The
army said it was checking claims the men were led away.
Other weekend violence included a missile attack by Israeli helicopters
that killed a militant and four civilians, a gunbattle that killed the
son of a local militant leader, and the shooting death of a Palestinian
who infiltrated a Jewish settlement in the West Bank, shooting and wounding
two Israelis.
MILITARY GETS SCRUTINY
The military operations
are part of an Israeli campaign against militants after Palestinian suicide
bombings in Israel that have killed hundreds. Israelis and Palestinians
are locked in a cycle of attacks and counterattacks that began in September
2000.
Israel has said the loss of civilian life is an unintended consequence
of its campaign to stop suicide bombings. But some are asking if there
has been a change in military policy giving soldiers more leeway when deciding
whether to shoot.
Palestinian Information Minister Yasser Abed Rabbo called for an end to
recent talks with the Israelis that have included a tentative agreement
envisioning Israeli pullbacks in the West Bank and Gaza in exchange for
Palestinian assurances against terror.
“After each meeting with the Israelis a new massacre happens somewhere
in the Palestinian territories,” he said.
Also Sunday, Israeli troops killed a Palestinian gunman in the West Bank
town of Jenin in a fierce gunbattle, the army and members of the militant
Islamic Jihad said. Abdel Kareem Sadi, 16, the son of Bassam Sadi, the
group’s Jenin district leader, was shot in the back, Islamic Jihad sources
said. Two other gunmen were wounded in the fighting that erupted when troops
entered a refugee camp early in the morning.
‘WE ARE NOT TRIGGER-HAPPY’
In the West Bank town of Tubas on Saturday, an Israeli helicopter fired
three missiles at a car, apparently targeting two militants from the Al-Aqsa
Brigades, a militia affiliated with Yasser Arafat’s Fatah movement. The
attack killed one of the militants, as well as two teens in the car and
a 10-year-old boy and 6-year-old boy walking nearby. Another militant in
the car was wounded as were six bystanders.
Palestinian Cabinet
minister Saeb Erekat called the strike a “brutal act of murder.”
Later Saturday, a Palestinian gunman infiltrated the Jewish settlement
of Har Bracha in the West Bank and wounded two Israelis, including a 23-year-old
pregnant woman, before being shot dead.
The weekend violence
came after Israeli tank fire killed four Palestinian civilians in the Gaza
Strip on Thursday — a mother, her two sons and an uncle.

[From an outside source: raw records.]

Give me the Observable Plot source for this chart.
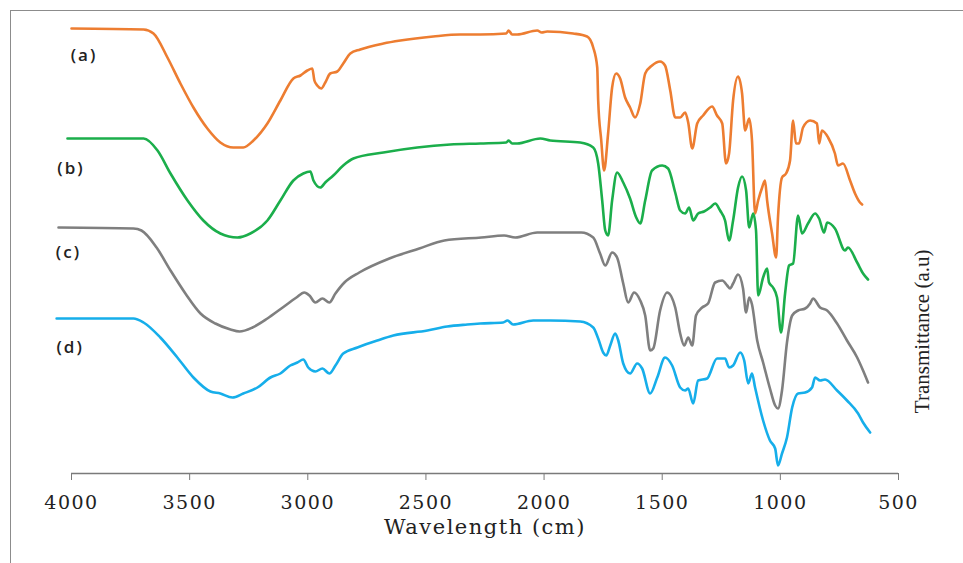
<!DOCTYPE html>
<html><head><meta charset="utf-8">
<script src="https://cdn.jsdelivr.net/npm/d3@7"></script>
<script src="https://cdn.jsdelivr.net/npm/@observablehq/plot@0.6"></script>
<style>
html,body{margin:0;padding:0;background:#fff;}
#wrap{position:relative;width:963px;height:563px;overflow:hidden;}
#frame{position:absolute;left:10px;top:10px;width:970px;height:570px;border-left:1.5px solid #8c8c8c;border-top:1.5px solid #8c8c8c;pointer-events:none;}
#chart{position:absolute;left:0;top:0;}
</style></head><body>
<div id="wrap"><div id="chart"></div><div id="frame"></div></div>
<script>
// Wavenumber (cm-1) , transmittance (a.u.) pairs
const specA = [[4000,445],[3695,444],[3653,440],[3594,416],[3539,390],[3484,366],[3425,345],[3370,331],[3315,326],[3273,326],[3230,333],[3171,350],[3116,373],[3061,395],[3031,398],[3002,403],[2981,405],[2972,393],[2960,388],[2943,385],[2926,391],[2905,400],[2875,402],[2850,410],[2820,420],[2778,424],[2680,430],[2608,433],[2469,437],[2355,439],[2270,439],[2160,440],[2150,443],[2135,439],[2114,439],[2029,443],[2010,441],[1987,442],[1877,440],[1818,437],[1792,426],[1775,406],[1771,373],[1758,333],[1746,303],[1729,340],[1712,386],[1695,400],[1678,395],[1657,376],[1636,366],[1615,356],[1593,370],[1572,400],[1543,408],[1509,412],[1488,408],[1466,383],[1445,356],[1424,356],[1403,361],[1390,351],[1373,325],[1352,350],[1327,358],[1289,367],[1268,358],[1246,350],[1230,310],[1217,320],[1200,373],[1179,397],[1162,380],[1149,343],[1132,355],[1120,333],[1107,260],[1094,273],[1077,286],[1065,293],[1056,273],[1035,240],[1018,216],[1010,256],[993,296],[976,300],[959,313],[946,353],[934,330],[921,330],[904,346],[874,353],[845,350],[836,330],[824,343],[798,336],[769,320],[756,308],[735,310],[705,293],[684,280],[663,271],[654,269]];
const specB = [[4017,335],[3695,335],[3636,323],[3581,300],[3509,273],[3442,253],[3370,240],[3298,236],[3243,240],[3171,253],[3116,273],[3061,293],[3019,300],[2989,302],[2976,293],[2947,286],[2926,291],[2892,298],[2850,308],[2807,315],[2680,321],[2537,326],[2397,329],[2270,330],[2160,331],[2150,333],[2135,330],[2114,330],[2016,335],[1974,333],[1847,331],[1792,326],[1771,310],[1754,273],[1741,243],[1729,238],[1712,273],[1691,301],[1665,291],[1636,275],[1610,256],[1593,250],[1572,273],[1543,303],[1500,308],[1475,305],[1445,281],[1424,263],[1403,260],[1386,266],[1369,253],[1348,260],[1323,262],[1297,266],[1276,270],[1255,263],[1234,253],[1217,233],[1200,253],[1179,286],[1162,297],[1145,283],[1132,246],[1115,260],[1103,243],[1094,178],[1073,196],[1056,205],[1048,191],[1031,186],[1014,176],[997,141],[980,180],[963,208],[946,210],[925,258],[908,240],[883,250],[853,260],[836,255],[815,241],[802,251],[769,245],[726,223],[714,226],[675,211],[650,200],[629,194]];
const specC = [[4055,246],[3738,245],[3704,243],[3640,226],[3581,203],[3518,180],[3454,160],[3391,150],[3327,144],[3289,142],[3234,146],[3171,155],[3112,165],[3048,176],[3015,181],[2993,178],[2968,171],[2938,175],[2909,171],[2883,180],[2845,191],[2782,201],[2655,215],[2528,225],[2422,233],[2266,236],[2169,238],[2122,236],[2029,241],[1949,241],[1843,241],[1792,236],[1763,220],[1741,208],[1712,221],[1691,216],[1665,190],[1644,171],[1619,181],[1593,173],[1572,158],[1551,123],[1538,125],[1509,163],[1479,181],[1445,166],[1424,140],[1407,128],[1390,136],[1373,128],[1357,158],[1331,166],[1306,170],[1276,191],[1246,193],[1225,188],[1213,185],[1200,190],[1179,199],[1158,185],[1145,161],[1132,176],[1120,169],[1098,133],[1073,111],[1044,85],[1022,68],[1010,65],[993,83],[972,131],[950,158],[925,163],[895,165],[874,170],[862,175],[832,166],[802,163],[760,150],[718,133],[675,116],[650,103],[629,91]];
const specD = [[4063,155],[3738,155],[3695,151],[3624,136],[3552,116],[3484,96],[3412,82],[3370,80],[3319,76],[3273,80],[3213,86],[3158,96],[3116,100],[3074,108],[3044,111],[3019,114],[2998,106],[2968,102],[2938,105],[2909,100],[2883,108],[2850,120],[2790,126],[2706,133],[2638,138],[2494,143],[2410,147],[2325,149],[2270,150],[2173,151],[2155,153],[2131,149],[2046,153],[1974,153],[1847,152],[1792,146],[1771,135],[1750,121],[1737,118],[1720,128],[1699,140],[1686,133],[1665,110],[1636,100],[1606,110],[1585,105],[1551,80],[1521,96],[1488,116],[1458,108],[1424,86],[1403,83],[1390,85],[1369,70],[1348,93],[1310,95],[1268,115],[1234,115],[1217,106],[1200,108],[1170,121],[1153,113],[1136,90],[1120,100],[1107,86],[1073,53],[1044,33],[1022,25],[1010,8],[993,20],[972,36],[950,66],[925,80],[895,81],[866,86],[853,96],[832,93],[811,94],[760,83],[718,73],[671,60],[650,51],[620,41]];

const seriesNames = ["(a)", "(b)", "(c)", "(d)"];
const seriesColors = ["#ED7D31", "#1BAE4B", "#7F7F7F", "#16AEEA"];
// label anchor positions (wavenumber, a.u.)
const labelWn = [3947, 4002, 4013, 4006];
const labelT = [418, 305, 221, 126];
const xTicks = [4000, 3500, 3000, 2500, 2000, 1500, 1000, 500];
const xTitle = "Wavelength (cm)";
const yTitle = "Transmittance (a.u)";

const specs = [specA, specB, specC, specD];
const rows = specs.flatMap((s, i) => s.map(([wn, t]) => ({name: seriesNames[i], wn, t})));
const labelRows = seriesNames.map((n, i) => ({label: n, wn: labelWn[i], t: labelT[i]}));

const chart = Plot.plot({
  width: 963, height: 563,
  marginLeft: 71, marginRight: 65, marginTop: 11, marginBottom: 90,
  style: {background: "transparent", overflow: "visible"},
  x: {domain: [4000, 500]},
  y: {domain: [0, 462], axis: null},
  color: {domain: seriesNames, range: seriesColors},
  marks: [
    Plot.ruleY([0], {stroke: "#7a7a7a", strokeWidth: 1.4}),
    Plot.axisX(xTicks, {tickSize: 7, tickPadding: 15, stroke: "#7a7a7a", fill: "#222", label: null, tickFormat: d => String(d)}),
    Plot.line(rows, {x: "wn", y: "t", z: "name", stroke: "name", strokeWidth: 2.6, curve: "monotone-x", strokeLinejoin: "round"}),
    Plot.text(labelRows, {x: "wn", y: "t", text: "label", fontFamily: "Open Sans", fontWeight: 600, fontSize: 17, fill: "#222"}),
    Plot.text([xTitle], {frameAnchor: "bottom", dy: 60, fill: "#222"}),
    Plot.text([yTitle], {frameAnchor: "right", dx: 24, dy: 7, rotate: -90, fill: "#222"})
  ]
});
document.getElementById("chart").appendChild(chart);

// serif fonts, spaced out to match the wide look of the reference
chart.querySelectorAll("text").forEach(t => {
  const s = t.textContent;
  if (/^\d+$/.test(s)) {
    t.setAttribute("font-family", "DejaVu Serif");
    t.setAttribute("font-size", "19");
    t.setAttribute("letter-spacing", "1.5");
    t.setAttribute("font-weight", "normal");
  } else if (s === xTitle) {
    t.setAttribute("font-family", "DejaVu Serif");
    t.setAttribute("font-size", "21");
    t.setAttribute("letter-spacing", "1.5");
    t.setAttribute("font-weight", "normal");
  } else if (s === yTitle) {
    t.setAttribute("font-family", "Liberation Serif");
    t.setAttribute("font-size", "21");
  } else if (seriesNames.includes(s)) {
    t.setAttribute("letter-spacing", "2");
  }
});
</script>
</body></html>
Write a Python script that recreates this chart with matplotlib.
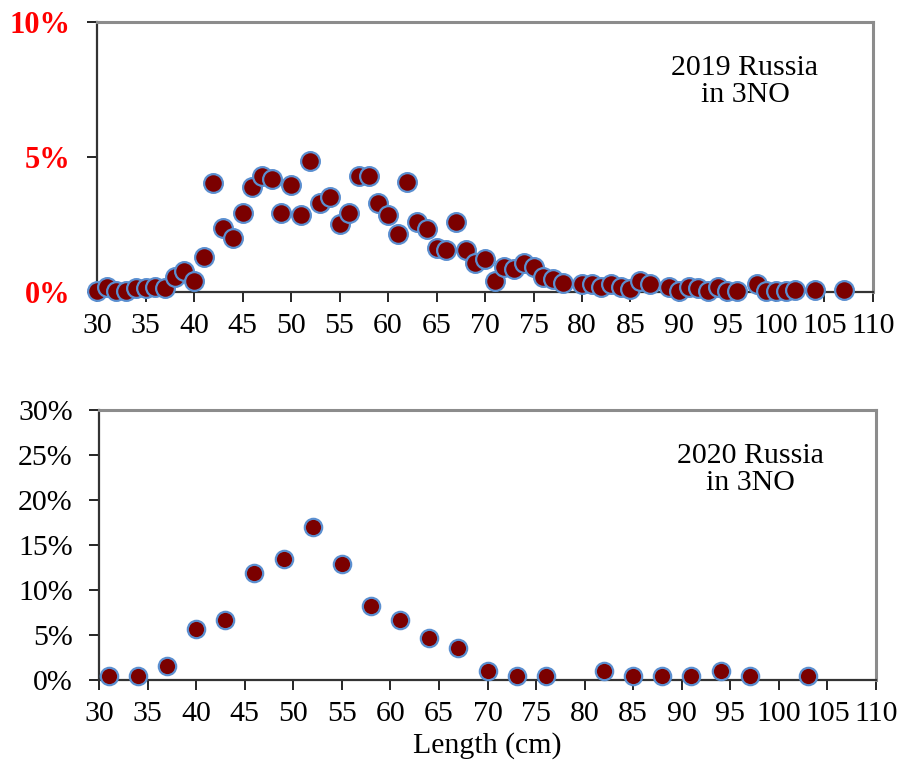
import matplotlib
matplotlib.use("Agg")
import matplotlib.pyplot as plt
from matplotlib.ticker import FuncFormatter, MultipleLocator

plt.rcParams["font.family"] = ["Liberation Serif", "DejaVu Serif"]

# 2019 length composition (%), Russia in 3NO
len_2019 = [30, 31, 32, 33, 34, 35, 36, 37, 38, 39, 40, 41, 42, 43, 44, 45, 46, 47, 48, 49,
            50, 51, 52, 53, 54, 55, 56, 57, 58, 59, 60, 61, 62, 63, 64, 65, 66, 67, 68, 69,
            70, 71, 72, 73, 74, 75, 76, 77, 78, 80, 81, 82, 83, 84, 85, 86, 87, 89, 90, 91,
            92, 93, 94, 95, 96, 98, 99, 100, 101, 102, 104, 107]
pct_2019 = [0.05, 0.20, 0.05, 0.05, 0.14, 0.14, 0.20, 0.14, 0.57, 0.79, 0.42, 1.28, 4.03, 2.36,
            1.99, 2.94, 3.88, 4.30, 4.17, 2.94, 3.95, 2.85, 4.86, 3.28, 3.50, 2.50, 2.94, 4.30,
            4.30, 3.28, 2.85, 2.15, 4.09, 2.58, 2.35, 1.62, 1.56, 2.58, 1.56, 1.06, 1.21, 0.41,
            0.91, 0.84, 1.06, 0.91, 0.54, 0.47, 0.35, 0.28, 0.28, 0.20, 0.28, 0.20, 0.11, 0.42,
            0.28, 0.20, 0.05, 0.20, 0.14, 0.05, 0.20, 0.05, 0.05, 0.28, 0.05, 0.05, 0.05, 0.07,
            0.07, 0.07]

# 2020 length composition (%), Russia in 3NO
len_2020 = [31, 34, 37, 40, 43, 46, 49, 52, 55, 58, 61, 64, 67, 70, 73, 76, 82, 85, 88, 91,
            94, 97, 103]
pct_2020 = [0.48, 0.48, 1.56, 5.67, 6.70, 11.9, 13.4, 17.0, 12.9, 8.26, 6.70, 4.63, 3.59, 1.03,
            0.48, 0.48, 1.03, 0.48, 0.48, 0.48, 1.03, 0.48, 0.48]

x_ticks = list(range(30, 111, 5))

fill = "#7b0000"
edge = "#5b8fd0"
frame = "#8c8c8c"
fs = 21.5

fig = plt.figure(figsize=(9.01, 7.63), dpi=100)
ax1 = fig.add_axes([0.1077, 0.6173, 0.8612, 0.3539])
ax2 = fig.add_axes([0.1099, 0.1088, 0.8624, 0.3538])

pct = FuncFormatter(lambda v, _: f"{v:.0f}%")


def style(ax, ymax, ystep):
    ax.set_xlim(30, 110)
    ax.set_ylim(0, ymax)
    ax.set_xticks(x_ticks)
    ax.yaxis.set_major_locator(MultipleLocator(ystep))
    ax.yaxis.set_major_formatter(pct)
    ax.tick_params(axis="both", direction="out", length=7, width=1.2, labelsize=fs)
    ax.tick_params(axis="x", pad=8)
    ax.tick_params(axis="y", pad=12)
    for side in ("top", "right"):
        ax.spines[side].set_color(frame)
        ax.spines[side].set_linewidth(2.2)
    for side in ("left", "bottom"):
        ax.spines[side].set_color("#333333")
        ax.spines[side].set_linewidth(1.6)


ax1.plot(len_2019, pct_2019, "o", ms=13.5, mfc=fill, mec=edge, mew=1.6, clip_on=False, zorder=3)
style(ax1, 10, 5)
for lab in ax1.get_yticklabels():
    lab.set_color("#ff0000")
    lab.set_fontweight("bold")
    lab.set_fontsize(22)
ax1.text(0.835, 0.778, "2019 Russia\nin 3NO", transform=ax1.transAxes, ha="center",
         va="center", fontsize=fs, linespacing=1.05)

ax2.plot(len_2020, pct_2020, "o", ms=12.5, mfc=fill, mec=edge, mew=1.6, clip_on=False, zorder=3)
style(ax2, 30, 5)
ax2.text(0.838, 0.78, "2020 Russia\nin 3NO", transform=ax2.transAxes, ha="center",
         va="center", fontsize=fs, linespacing=1.05)
ax2.set_xlabel("Length (cm)", fontsize=fs, labelpad=4)

fig.savefig("out.png", dpi=100)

Speaking at a ceremony at the foreign ministry, Foreign Minister Peres
insisted, “We are not trigger-happy.”
But Haim Ramon, a lawmaker from Peres’ center-left Labor party, said he
wants to know if there has been a change in the army’s rules of engagement
“in the direction of leniency toward the finger that squeezed the trigger.”
PAUSE IN BOMBINGS
Ramon said the killing
of innocent people threatens Israeli security because it “damages our international
standing” and “brings into the cycle of terrorism more people who did not
previously intend to join it.”
Prime Minister Ariel Sharon has made it clear he intends to use military
means to stop attacks on Israelis. But he heads a national unity government
comprising parties from both the left and right, and his defense minister,
Binyamin Ben-Eliezer, has been speaking to the Palestinians about Israeli
pullbacks.
After suicide attacks over the summer, the Israeli army reoccupied much
of the West Bank and parts of the Gaza Strip — imposing severe restrictions
that have further devastated the Palestinian economy and confined hundreds
of thousands of Palestinians to their homes for days at a time.
Israeli newspaper columnist Nahum Barnea wrote in the Yediot Ahronot daily
that the tentative contacts with the Palestinians should be given a chance
to bear fruit.
“What is the use of heating things up by means of proactive military operations?”
he wrote. “The Palestinians will respond with a wave of terror attacks.”
There have been no suicide bombings in Israel since Aug. 4.